Work to do: Return the lines below exactly, from the first line to the line that contains "44.3, 45.7, 47.3, 49, 51, 52.7, 55, 57]". Leave out pictures.

Provided data:
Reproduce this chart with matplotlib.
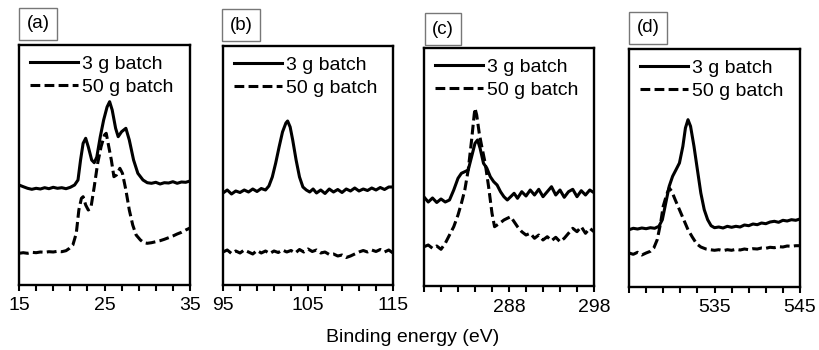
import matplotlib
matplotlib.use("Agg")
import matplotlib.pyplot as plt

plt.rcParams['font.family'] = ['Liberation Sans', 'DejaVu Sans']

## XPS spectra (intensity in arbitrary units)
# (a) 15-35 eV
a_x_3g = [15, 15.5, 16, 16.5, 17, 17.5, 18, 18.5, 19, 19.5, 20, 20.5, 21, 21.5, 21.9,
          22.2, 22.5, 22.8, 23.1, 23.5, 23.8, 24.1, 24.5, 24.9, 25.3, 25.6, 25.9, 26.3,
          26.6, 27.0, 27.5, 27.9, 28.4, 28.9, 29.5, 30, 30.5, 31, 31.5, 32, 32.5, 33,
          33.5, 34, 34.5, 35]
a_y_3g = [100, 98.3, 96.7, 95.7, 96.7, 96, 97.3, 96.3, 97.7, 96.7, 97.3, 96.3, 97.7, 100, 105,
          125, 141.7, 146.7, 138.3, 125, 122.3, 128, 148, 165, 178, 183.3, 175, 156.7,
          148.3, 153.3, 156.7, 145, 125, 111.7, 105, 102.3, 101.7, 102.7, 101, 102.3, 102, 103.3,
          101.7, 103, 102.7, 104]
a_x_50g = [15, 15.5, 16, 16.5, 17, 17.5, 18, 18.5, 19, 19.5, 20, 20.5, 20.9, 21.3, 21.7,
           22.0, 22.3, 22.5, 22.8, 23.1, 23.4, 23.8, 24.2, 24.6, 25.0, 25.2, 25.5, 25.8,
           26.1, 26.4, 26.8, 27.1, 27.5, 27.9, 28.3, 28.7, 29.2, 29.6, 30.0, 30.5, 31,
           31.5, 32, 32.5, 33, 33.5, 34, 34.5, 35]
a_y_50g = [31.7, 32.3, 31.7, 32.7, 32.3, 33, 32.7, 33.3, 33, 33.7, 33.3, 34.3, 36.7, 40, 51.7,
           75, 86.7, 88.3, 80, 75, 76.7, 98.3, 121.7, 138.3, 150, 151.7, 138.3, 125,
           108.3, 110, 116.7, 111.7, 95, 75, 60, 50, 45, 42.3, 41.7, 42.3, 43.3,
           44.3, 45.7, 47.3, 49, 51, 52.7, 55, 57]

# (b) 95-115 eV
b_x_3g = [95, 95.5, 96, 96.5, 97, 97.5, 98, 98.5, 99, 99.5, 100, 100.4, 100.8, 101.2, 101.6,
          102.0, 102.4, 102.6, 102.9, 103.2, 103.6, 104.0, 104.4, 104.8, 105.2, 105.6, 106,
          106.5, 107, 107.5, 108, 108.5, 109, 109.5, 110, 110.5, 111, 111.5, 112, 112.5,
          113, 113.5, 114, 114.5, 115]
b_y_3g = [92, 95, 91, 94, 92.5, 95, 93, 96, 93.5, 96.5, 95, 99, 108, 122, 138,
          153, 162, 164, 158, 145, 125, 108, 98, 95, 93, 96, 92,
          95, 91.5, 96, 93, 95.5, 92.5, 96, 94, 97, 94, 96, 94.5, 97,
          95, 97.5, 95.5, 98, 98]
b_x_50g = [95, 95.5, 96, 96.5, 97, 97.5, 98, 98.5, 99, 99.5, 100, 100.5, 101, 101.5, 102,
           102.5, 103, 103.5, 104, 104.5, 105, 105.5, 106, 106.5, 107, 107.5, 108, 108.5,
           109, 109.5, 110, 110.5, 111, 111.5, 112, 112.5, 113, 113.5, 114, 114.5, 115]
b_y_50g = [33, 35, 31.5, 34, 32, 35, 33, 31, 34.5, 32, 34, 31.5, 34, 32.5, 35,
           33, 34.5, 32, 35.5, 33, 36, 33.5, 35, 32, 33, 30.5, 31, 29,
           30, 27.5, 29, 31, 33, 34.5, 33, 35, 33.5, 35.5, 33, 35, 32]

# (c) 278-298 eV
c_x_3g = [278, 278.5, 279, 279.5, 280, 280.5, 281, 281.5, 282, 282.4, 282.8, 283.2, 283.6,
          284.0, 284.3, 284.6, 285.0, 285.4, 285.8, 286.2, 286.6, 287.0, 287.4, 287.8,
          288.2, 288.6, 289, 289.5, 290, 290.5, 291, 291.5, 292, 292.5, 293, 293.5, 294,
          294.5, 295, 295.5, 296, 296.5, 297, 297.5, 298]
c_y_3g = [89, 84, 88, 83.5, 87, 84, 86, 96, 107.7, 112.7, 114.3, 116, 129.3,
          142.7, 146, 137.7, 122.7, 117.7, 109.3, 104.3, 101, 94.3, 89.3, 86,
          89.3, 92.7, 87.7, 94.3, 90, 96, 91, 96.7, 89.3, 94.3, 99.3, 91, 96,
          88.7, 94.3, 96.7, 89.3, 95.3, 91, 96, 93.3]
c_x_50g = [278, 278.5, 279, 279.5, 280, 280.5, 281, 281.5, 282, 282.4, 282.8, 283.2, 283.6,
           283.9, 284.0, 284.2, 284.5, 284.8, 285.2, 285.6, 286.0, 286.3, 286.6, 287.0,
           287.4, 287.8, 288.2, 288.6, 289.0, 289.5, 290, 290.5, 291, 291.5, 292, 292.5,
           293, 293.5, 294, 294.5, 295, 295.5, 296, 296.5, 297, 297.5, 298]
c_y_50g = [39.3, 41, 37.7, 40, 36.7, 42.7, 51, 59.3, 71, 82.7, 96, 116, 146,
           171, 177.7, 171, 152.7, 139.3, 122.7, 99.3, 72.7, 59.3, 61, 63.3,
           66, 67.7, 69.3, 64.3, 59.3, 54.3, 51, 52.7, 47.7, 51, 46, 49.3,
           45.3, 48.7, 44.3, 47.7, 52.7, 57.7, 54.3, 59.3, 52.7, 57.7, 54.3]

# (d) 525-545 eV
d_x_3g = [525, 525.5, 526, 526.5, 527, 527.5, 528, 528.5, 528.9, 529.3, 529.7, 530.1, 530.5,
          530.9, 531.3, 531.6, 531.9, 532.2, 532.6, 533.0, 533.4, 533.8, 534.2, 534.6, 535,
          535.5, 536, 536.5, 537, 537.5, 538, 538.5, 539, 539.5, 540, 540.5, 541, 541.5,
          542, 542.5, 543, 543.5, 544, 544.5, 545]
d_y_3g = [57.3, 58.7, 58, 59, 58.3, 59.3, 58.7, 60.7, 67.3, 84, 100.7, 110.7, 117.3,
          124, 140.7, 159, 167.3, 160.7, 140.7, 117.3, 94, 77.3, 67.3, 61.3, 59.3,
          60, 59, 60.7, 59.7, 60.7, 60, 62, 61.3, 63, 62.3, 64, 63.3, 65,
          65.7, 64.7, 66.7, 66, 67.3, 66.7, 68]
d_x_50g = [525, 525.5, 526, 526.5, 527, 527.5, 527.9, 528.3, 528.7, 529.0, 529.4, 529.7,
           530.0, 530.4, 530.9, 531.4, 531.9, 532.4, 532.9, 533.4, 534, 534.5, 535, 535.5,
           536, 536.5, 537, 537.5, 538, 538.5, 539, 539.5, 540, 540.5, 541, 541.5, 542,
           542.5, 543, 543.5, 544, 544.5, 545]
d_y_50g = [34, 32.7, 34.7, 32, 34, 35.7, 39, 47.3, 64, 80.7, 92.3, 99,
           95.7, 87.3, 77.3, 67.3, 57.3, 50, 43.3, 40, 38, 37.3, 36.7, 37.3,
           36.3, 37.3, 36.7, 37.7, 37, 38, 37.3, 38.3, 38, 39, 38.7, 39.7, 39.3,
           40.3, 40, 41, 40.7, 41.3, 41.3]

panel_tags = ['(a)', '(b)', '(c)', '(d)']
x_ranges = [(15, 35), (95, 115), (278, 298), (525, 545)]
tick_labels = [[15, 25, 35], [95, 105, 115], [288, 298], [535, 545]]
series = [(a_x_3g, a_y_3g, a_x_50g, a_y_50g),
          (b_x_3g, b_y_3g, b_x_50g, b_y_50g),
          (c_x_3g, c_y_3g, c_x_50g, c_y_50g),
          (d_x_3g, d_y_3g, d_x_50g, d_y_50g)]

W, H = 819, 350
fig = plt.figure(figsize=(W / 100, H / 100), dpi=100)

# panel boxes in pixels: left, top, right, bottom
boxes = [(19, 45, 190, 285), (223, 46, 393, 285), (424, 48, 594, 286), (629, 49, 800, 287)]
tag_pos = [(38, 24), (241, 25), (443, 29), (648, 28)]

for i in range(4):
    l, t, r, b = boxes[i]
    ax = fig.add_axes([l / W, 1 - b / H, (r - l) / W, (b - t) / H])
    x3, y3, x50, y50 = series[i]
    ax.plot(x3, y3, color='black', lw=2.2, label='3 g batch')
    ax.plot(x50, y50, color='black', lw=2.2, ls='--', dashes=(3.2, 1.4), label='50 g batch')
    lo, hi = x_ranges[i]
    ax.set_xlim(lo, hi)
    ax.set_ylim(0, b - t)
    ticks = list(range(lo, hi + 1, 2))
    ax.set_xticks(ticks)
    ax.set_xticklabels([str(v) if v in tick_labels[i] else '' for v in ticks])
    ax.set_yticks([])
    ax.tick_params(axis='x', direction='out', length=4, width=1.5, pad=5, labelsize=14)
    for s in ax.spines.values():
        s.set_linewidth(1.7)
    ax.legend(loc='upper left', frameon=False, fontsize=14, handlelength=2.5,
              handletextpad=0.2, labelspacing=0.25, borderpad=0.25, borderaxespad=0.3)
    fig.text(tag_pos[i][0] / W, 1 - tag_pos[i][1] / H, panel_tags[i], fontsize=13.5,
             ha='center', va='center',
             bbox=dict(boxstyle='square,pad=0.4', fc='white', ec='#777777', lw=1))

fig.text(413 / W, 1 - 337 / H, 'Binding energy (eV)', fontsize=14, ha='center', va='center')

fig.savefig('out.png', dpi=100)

The output:
Reproduce this chart with matplotlib.
import matplotlib
matplotlib.use("Agg")
import matplotlib.pyplot as plt

plt.rcParams['font.family'] = ['Liberation Sans', 'DejaVu Sans']

## XPS spectra (intensity in arbitrary units)
# (a) 15-35 eV
a_x_3g = [15, 15.5, 16, 16.5, 17, 17.5, 18, 18.5, 19, 19.5, 20, 20.5, 21, 21.5, 21.9,
          22.2, 22.5, 22.8, 23.1, 23.5, 23.8, 24.1, 24.5, 24.9, 25.3, 25.6, 25.9, 26.3,
          26.6, 27.0, 27.5, 27.9, 28.4, 28.9, 29.5, 30, 30.5, 31, 31.5, 32, 32.5, 33,
          33.5, 34, 34.5, 35]
a_y_3g = [100, 98.3, 96.7, 95.7, 96.7, 96, 97.3, 96.3, 97.7, 96.7, 97.3, 96.3, 97.7, 100, 105,
          125, 141.7, 146.7, 138.3, 125, 122.3, 128, 148, 165, 178, 183.3, 175, 156.7,
          148.3, 153.3, 156.7, 145, 125, 111.7, 105, 102.3, 101.7, 102.7, 101, 102.3, 102, 103.3,
          101.7, 103, 102.7, 104]
a_x_50g = [15, 15.5, 16, 16.5, 17, 17.5, 18, 18.5, 19, 19.5, 20, 20.5, 20.9, 21.3, 21.7,
           22.0, 22.3, 22.5, 22.8, 23.1, 23.4, 23.8, 24.2, 24.6, 25.0, 25.2, 25.5, 25.8,
           26.1, 26.4, 26.8, 27.1, 27.5, 27.9, 28.3, 28.7, 29.2, 29.6, 30.0, 30.5, 31,
           31.5, 32, 32.5, 33, 33.5, 34, 34.5, 35]
a_y_50g = [31.7, 32.3, 31.7, 32.7, 32.3, 33, 32.7, 33.3, 33, 33.7, 33.3, 34.3, 36.7, 40, 51.7,
           75, 86.7, 88.3, 80, 75, 76.7, 98.3, 121.7, 138.3, 150, 151.7, 138.3, 125,
           108.3, 110, 116.7, 111.7, 95, 75, 60, 50, 45, 42.3, 41.7, 42.3, 43.3,
           44.3, 45.7, 47.3, 49, 51, 52.7, 55, 57]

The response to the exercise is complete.